So. Meta.

The Meta announcement is interesting and unexpected.

I was sure we’d see an Alphabet-like non-committal name that would be a blank canvas holding company for a slate of endeavors. (Library was my guess. Get it? Full of…books?)

Instead of anything Altria-like the new name is intended to be a retail name and proposes a specific and new direction for the whole kit and kaboodle. That’s bold - and a move as bold as that means that someone visionary is still at the helm and allowed to make big calls. That’s good for a shot at meaningful growth.

What I’m trying to digest is whether this direction is either A: a good idea or B: best executed by this company.

On the pro side, Facebook has proven itself an eager and competent steward and builder of VR, diligently putting brilliant minds like Caitlin Kalinowski to advancing the state of the art and then making the results affordable available. Several generations in, it looks like it will be challenging for others to catch up. Magic Leap appears to have imploded in a puff of pixie dust; Google has after the Glass fiasco hemmed, hawed, and (in authentic Google fashion) defunded its Daydream unit (I’ll wager they’ll resurrect it next year); Robert Scoble continues to insist that Apple’s building something mysteriously transformative that continues to not come to market; Microsoft’s HoloLens seems interesting but hasn’t been targeted at or embraced by consumer despite MSFT savvy with XBox consumer hardware - similar to how Sony hasn’t quite cracked the VR nut either despite decades of effort. Who knows, maybe Nintendo will resurrect Virtual Boy in a Switch attachment? But the competition is mostly in the rear view mirror in a field that requires vast investment and several retail iterations to achieve reasonable results; kind of what we saw happen with DJI and prosumer drones.

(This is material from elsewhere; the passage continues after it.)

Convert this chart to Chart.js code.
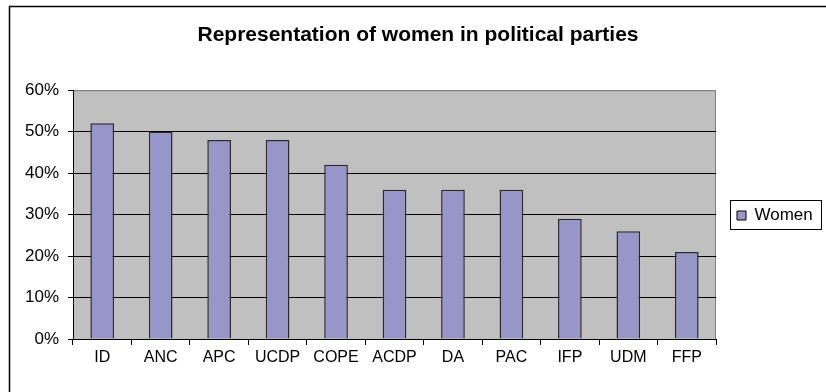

But now come the tougher questions:

1) Does consumer AR/VR make sense?

If ever there were a time that immersive VR was going to take off, it would be during a multi-year pandemic when everyone was trapped at home and desperate to connect with each other, see the world, and be entertained. We had the hardware, the connectivity, and everything that in theory was needed for explosive growth (other than perhaps the enormous kink in global supply chain). But as far as I can tell, this didn’t happen. [[UPDATE from a friend: apparently I’m wrong on this and sales did quite well - will update with details]] Now we find ourselves cresting the COVID wave toward re-opening and the idea of real life and going outdoors, actually seeing people, actually traveling the world again is so incredibly delightful that the idea of spending time “under a hood” is not appealing. What if people at the end of the day prefer reality?

AR deserves its own consideration - unlike VR it can be experienced in public and around others. But it violates important social contracts around whether the people around you are being recorded and separately whether or not you are inhabiting the same observed reality as others. If you’re having a conversation with someone and they keep glancing over your shoulder, you are eventually going to turn and look, or ask. But in the case of your glassy-eyed interlocutor it could be they are just checking their email. AR use is rude. There’s a reason glassholes got kicked out of bars and it wasn’t about industrial design. At least when you’re looking at your phone, I can tell you’re elsewhere.

2) Is Facebook the right company to build a metaverse?

If you asked folks in the early 90’s what they thought the internet was going to be, a lot of what you heard was around sex and pseudonyms. Nobody was going to know who you really were. You’d have seven different online personas in as many different communities and nobody could link them. You’d express as different genders, create new cultures, and spend vast amounts of time at home in front of your computer.

One of the many surprises about how things panned out in the last few decades is that people are actually themselves online. They post pictures of their meatspace bodies and activities and faces and talk about actually physically going places and seeing humans they like face to face. Sure, a lot is touched up and cropped out so the “real” lives we see others living are airbrushed, but the surprising part (at least to the 90’s prognosticators) is that it’s grounded in reality. I’d argue Facebook really championed this new normal around real names, faces, and authentic expression. So it leaves me uncertain about whether Facebook would be the right home for fantasy and alternate reality. It feels the opposite. (And I’m grateful for a workplace that encouraged me to bring my authentic self to work!)

The other axis here has to do with being a platform. The Metaverse is nothing if not a platform for developers, for code. Facebook’s history on platform support of developers is as checkered as Google’s on chat apps. And Facebook is nothing if not centralized and first-party, as one of the only major players besides Apple and Netflix to not offer a meaningful cloud service for developers — even after going through the trouble of acquiring and then winding down the fabulous Parse team. Can they build a solution that is at once decentralized, cross-integrated, and welcoming to developers? It would be a tall order for any company, but is even more so for a company whose most difficult regulatory encounters involved the consequences of trusting third party developers with platform access.

So: it’s bold (which I like) and doesn’t make sense to me, which I also like, because if you can’t make the olds like me roll their eyes and say “WTH?” then you probably aren’t doing anything very interesting.